On striving to create a cohesive and inclusive collection
Growing up the way that the story of America was taught to me through the stories of America that I read, it was always through some filter of the American dream, and it suggested that everyone was kind of reaching up and gravitating toward light. And of course we all want better things for those we love and to be around those we love, but in the long run, America can be quite a cruel country to some degree. And the fantasy that all of us will be lifted up from our circumstances and achieve, or be granted better lives is to some degree that which does not mean that living in America is only a dour, terrible joyless experience. It is not. It is a place full of wonder and excitement and drama, culture and music and fellowship and all sorts of things. But when the stories that the country tells about itself, are primarily those in which a dream is achieved, while many people who live within that country do not experience that per se, you have to wonder what is being done in the telling of the stories.
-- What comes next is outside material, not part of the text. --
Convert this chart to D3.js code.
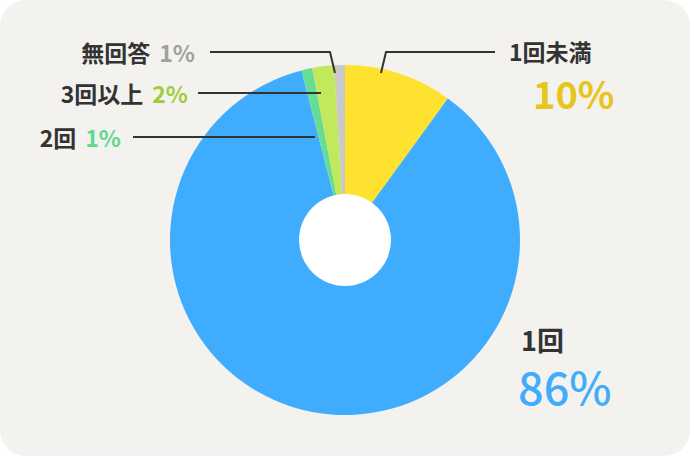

Is it giving someone hope or is it simply a kind of trickery? And I wanted, when these stories came together, to have something that felt a little bit more like the life that is lived on the ground in the country, even if it's in the imaginations of the writers who live on the ground, so to speak, and I wanted to end with Manuel Munoz's story, ["Anyone Can Do It"] not only because it was such a fabulously crafted work of fiction, but also to reiterate in some fundamental way that the lives of anyone who is living in the United States is worthy of a story.